• _Problem details_
Write out the records beneath this line exactly as they appear, minus any images.

• _Data lines_
"""
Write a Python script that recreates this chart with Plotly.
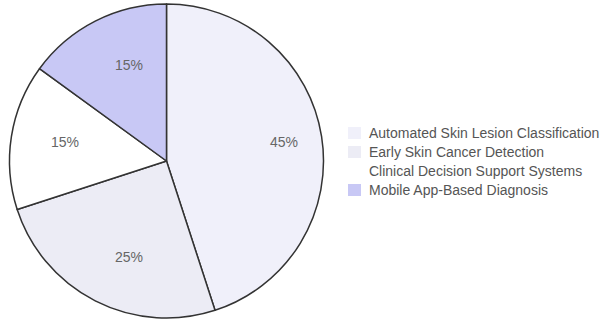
import numpy as np
import plotly.graph_objects as go

categories = [
    "Automated Skin Lesion Classification",
    "Early Skin Cancer Detection",
    "Clinical Decision Support Systems",
    "Mobile App-Based Diagnosis",
]
shares = [45, 25, 15, 15]
slice_colors = ["#f0f0fa", "#ececf5", "#ffffff", "#c8c8f5"]

W, H = 603, 321
FONT = "Liberation Sans, Arial, sans-serif"

# pie geometry in pixels
cx, cy, R = 166.5, 161.0, 157.0
label_r = 118.5

fig = go.Figure()
fig.add_trace(
    go.Pie(
        labels=categories,
        values=shares,
        sort=False,
        direction="clockwise",
        rotation=0,
        marker=dict(colors=slice_colors, line=dict(color="#333333", width=1.5)),
        textinfo="none",
        showlegend=False,
        domain=dict(
            x=[(cx - R) / W, (cx + R) / W],
            y=[max(0, 1 - (cy + R) / H), min(1, 1 - (cy - R) / H)],
        ),
        hoverinfo="label+percent",
    )
)

# percentage labels placed along each slice's mid-angle
vals = np.array(shares, dtype=float)
frac = vals / vals.sum()
mid = (np.cumsum(frac) - frac / 2) * 2 * np.pi  # clockwise from 12 o'clock
for v, a in zip(shares, mid):
    px = cx + label_r * np.sin(a)
    py = cy - label_r * np.cos(a)
    fig.add_annotation(
        x=px / W, y=1 - py / H, xref="paper", yref="paper",
        text=f"{v}%", showarrow=False,
        font=dict(family=FONT, size=14, color="#666666"),
    )

# legend: filled squares and category names
leg_x, leg_y0, leg_step = 348.0, 133.0, 19.0
for i, (name, col) in enumerate(zip(categories, slice_colors)):
    yc = leg_y0 + i * leg_step
    fig.add_shape(
        type="rect", xref="paper", yref="paper",
        x0=leg_x / W, x1=(leg_x + 13) / W,
        y0=1 - (yc + 6) / H, y1=1 - (yc - 6) / H,
        fillcolor=col, line=dict(width=0),
    )
    fig.add_annotation(
        x=367 / W, y=1 - yc / H, xref="paper", yref="paper",
        xanchor="left", yanchor="middle", text=name, showarrow=False,
        font=dict(family=FONT, size=14, color="#555555"),
    )

fig.update_layout(
    width=W,
    height=H,
    margin=dict(l=0, r=0, t=0, b=0),
    paper_bgcolor="white",
    plot_bgcolor="white",
    showlegend=False,
)

fig.write_html("out.html")
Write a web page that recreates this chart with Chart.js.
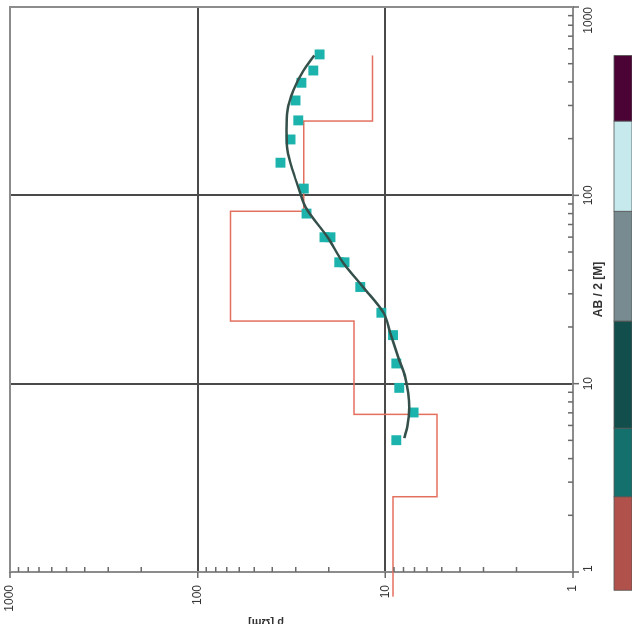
"""
• _Exercise output_
Write a Python script that recreates this chart with Plotly.
import numpy as np
import plotly.graph_objects as go

categories = [
    "Automated Skin Lesion Classification",
    "Early Skin Cancer Detection",
    "Clinical Decision Support Systems",
    "Mobile App-Based Diagnosis",
]
shares = [45, 25, 15, 15]
slice_colors = ["#f0f0fa", "#ececf5", "#ffffff", "#c8c8f5"]

W, H = 603, 321
FONT = "Liberation Sans, Arial, sans-serif"

# pie geometry in pixels
cx, cy, R = 166.5, 161.0, 157.0
label_r = 118.5

fig = go.Figure()
fig.add_trace(
    go.Pie(
        labels=categories,
        values=shares,
        sort=False,
        direction="clockwise",
        rotation=0,
        marker=dict(colors=slice_colors, line=dict(color="#333333", width=1.5)),
        textinfo="none",
        showlegend=False,
        domain=dict(
            x=[(cx - R) / W, (cx + R) / W],
            y=[max(0, 1 - (cy + R) / H), min(1, 1 - (cy - R) / H)],
        ),
        hoverinfo="label+percent",
    )
)

# percentage labels placed along each slice's mid-angle
vals = np.array(shares, dtype=float)
frac = vals / vals.sum()
mid = (np.cumsum(frac) - frac / 2) * 2 * np.pi  # clockwise from 12 o'clock
for v, a in zip(shares, mid):
    px = cx + label_r * np.sin(a)
    py = cy - label_r * np.cos(a)
    fig.add_annotation(
        x=px / W, y=1 - py / H, xref="paper", yref="paper",
        text=f"{v}%", showarrow=False,
        font=dict(family=FONT, size=14, color="#666666"),
    )

# legend: filled squares and category names
leg_x, leg_y0, leg_step = 348.0, 133.0, 19.0
for i, (name, col) in enumerate(zip(categories, slice_colors)):
    yc = leg_y0 + i * leg_step
    fig.add_shape(
        type="rect", xref="paper", yref="paper",
        x0=leg_x / W, x1=(leg_x + 13) / W,
        y0=1 - (yc + 6) / H, y1=1 - (yc - 6) / H,
        fillcolor=col, line=dict(width=0),
    )
    fig.add_annotation(
        x=367 / W, y=1 - yc / H, xref="paper", yref="paper",
        xanchor="left", yanchor="middle", text=name, showarrow=False,
        font=dict(family=FONT, size=14, color="#555555"),
    )

fig.update_layout(
    width=W,
    height=H,
    margin=dict(l=0, r=0, t=0, b=0),
    paper_bgcolor="white",
    plot_bgcolor="white",
    showlegend=False,
)

fig.write_html("out.html")
Write a web page that recreates this chart with Chart.js.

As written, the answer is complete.